→ TASK DATA:
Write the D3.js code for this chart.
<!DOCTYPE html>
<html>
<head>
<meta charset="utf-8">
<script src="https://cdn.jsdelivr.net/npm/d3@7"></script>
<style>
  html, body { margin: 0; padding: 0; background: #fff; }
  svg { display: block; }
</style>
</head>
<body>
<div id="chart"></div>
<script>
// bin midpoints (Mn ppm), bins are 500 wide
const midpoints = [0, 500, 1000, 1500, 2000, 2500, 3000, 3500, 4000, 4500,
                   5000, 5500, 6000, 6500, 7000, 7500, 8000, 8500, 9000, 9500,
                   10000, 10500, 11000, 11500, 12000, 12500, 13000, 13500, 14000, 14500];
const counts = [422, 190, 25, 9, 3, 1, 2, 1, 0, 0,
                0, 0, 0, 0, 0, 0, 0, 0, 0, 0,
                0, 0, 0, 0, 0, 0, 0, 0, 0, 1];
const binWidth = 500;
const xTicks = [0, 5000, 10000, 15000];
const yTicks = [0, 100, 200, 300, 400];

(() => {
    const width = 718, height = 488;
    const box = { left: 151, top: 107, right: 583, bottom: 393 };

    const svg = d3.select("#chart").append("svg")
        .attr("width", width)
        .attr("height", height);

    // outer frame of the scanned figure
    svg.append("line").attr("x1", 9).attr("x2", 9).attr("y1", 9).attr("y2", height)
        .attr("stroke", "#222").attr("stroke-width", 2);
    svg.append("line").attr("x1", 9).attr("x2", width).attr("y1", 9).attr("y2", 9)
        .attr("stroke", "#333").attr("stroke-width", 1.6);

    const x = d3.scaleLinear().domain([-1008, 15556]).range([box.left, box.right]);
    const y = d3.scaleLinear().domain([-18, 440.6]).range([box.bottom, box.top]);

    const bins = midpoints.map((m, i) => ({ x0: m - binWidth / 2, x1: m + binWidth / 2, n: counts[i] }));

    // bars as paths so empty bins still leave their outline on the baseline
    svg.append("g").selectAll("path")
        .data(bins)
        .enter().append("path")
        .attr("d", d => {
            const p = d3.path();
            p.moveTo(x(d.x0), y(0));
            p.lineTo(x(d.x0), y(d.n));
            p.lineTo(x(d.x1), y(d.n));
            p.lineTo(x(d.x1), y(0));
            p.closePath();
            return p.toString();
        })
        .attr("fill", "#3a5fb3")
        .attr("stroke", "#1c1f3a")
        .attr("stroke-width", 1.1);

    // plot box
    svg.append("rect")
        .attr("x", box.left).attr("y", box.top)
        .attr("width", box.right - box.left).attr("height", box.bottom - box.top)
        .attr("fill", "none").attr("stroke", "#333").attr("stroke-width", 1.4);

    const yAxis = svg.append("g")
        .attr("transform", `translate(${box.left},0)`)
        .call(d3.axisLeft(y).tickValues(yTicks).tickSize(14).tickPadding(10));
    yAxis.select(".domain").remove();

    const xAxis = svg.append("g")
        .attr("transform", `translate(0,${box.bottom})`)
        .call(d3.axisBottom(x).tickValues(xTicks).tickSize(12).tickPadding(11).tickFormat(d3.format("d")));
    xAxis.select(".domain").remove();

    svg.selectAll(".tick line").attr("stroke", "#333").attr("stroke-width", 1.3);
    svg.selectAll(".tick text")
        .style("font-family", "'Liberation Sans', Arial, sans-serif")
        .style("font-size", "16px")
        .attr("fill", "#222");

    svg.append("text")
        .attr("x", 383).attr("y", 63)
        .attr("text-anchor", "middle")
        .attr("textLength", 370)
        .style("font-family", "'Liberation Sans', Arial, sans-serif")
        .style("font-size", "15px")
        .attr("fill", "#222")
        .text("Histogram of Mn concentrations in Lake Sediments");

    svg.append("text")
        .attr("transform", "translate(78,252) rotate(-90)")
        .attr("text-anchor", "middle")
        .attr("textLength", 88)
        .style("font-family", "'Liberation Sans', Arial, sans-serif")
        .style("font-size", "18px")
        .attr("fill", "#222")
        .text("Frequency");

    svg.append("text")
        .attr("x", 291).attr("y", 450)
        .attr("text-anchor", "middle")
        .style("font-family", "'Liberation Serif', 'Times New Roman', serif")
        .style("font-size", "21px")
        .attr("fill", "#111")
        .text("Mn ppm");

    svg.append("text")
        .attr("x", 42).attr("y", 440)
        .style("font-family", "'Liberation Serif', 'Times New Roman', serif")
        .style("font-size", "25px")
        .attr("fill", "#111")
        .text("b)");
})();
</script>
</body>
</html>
==
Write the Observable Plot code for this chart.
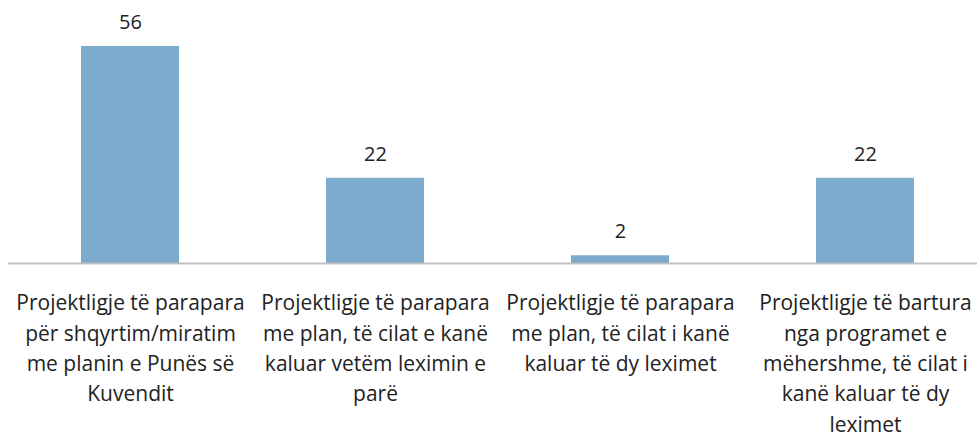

→ GOAL:
Repeat, word for word, only the lines from the line holding "Write the D3.js code for this chart." through the line holding "const yTicks = [0, 100, 200, 300, 400];", with both of those lines included.

→ FULL SOLUTION:
Write the D3.js code for this chart.
<!DOCTYPE html>
<html>
<head>
<meta charset="utf-8">
<script src="https://cdn.jsdelivr.net/npm/d3@7"></script>
<style>
  html, body { margin: 0; padding: 0; background: #fff; }
  svg { display: block; }
</style>
</head>
<body>
<div id="chart"></div>
<script>
// bin midpoints (Mn ppm), bins are 500 wide
const midpoints = [0, 500, 1000, 1500, 2000, 2500, 3000, 3500, 4000, 4500,
                   5000, 5500, 6000, 6500, 7000, 7500, 8000, 8500, 9000, 9500,
                   10000, 10500, 11000, 11500, 12000, 12500, 13000, 13500, 14000, 14500];
const counts = [422, 190, 25, 9, 3, 1, 2, 1, 0, 0,
                0, 0, 0, 0, 0, 0, 0, 0, 0, 0,
                0, 0, 0, 0, 0, 0, 0, 0, 0, 1];
const binWidth = 500;
const xTicks = [0, 5000, 10000, 15000];
const yTicks = [0, 100, 200, 300, 400];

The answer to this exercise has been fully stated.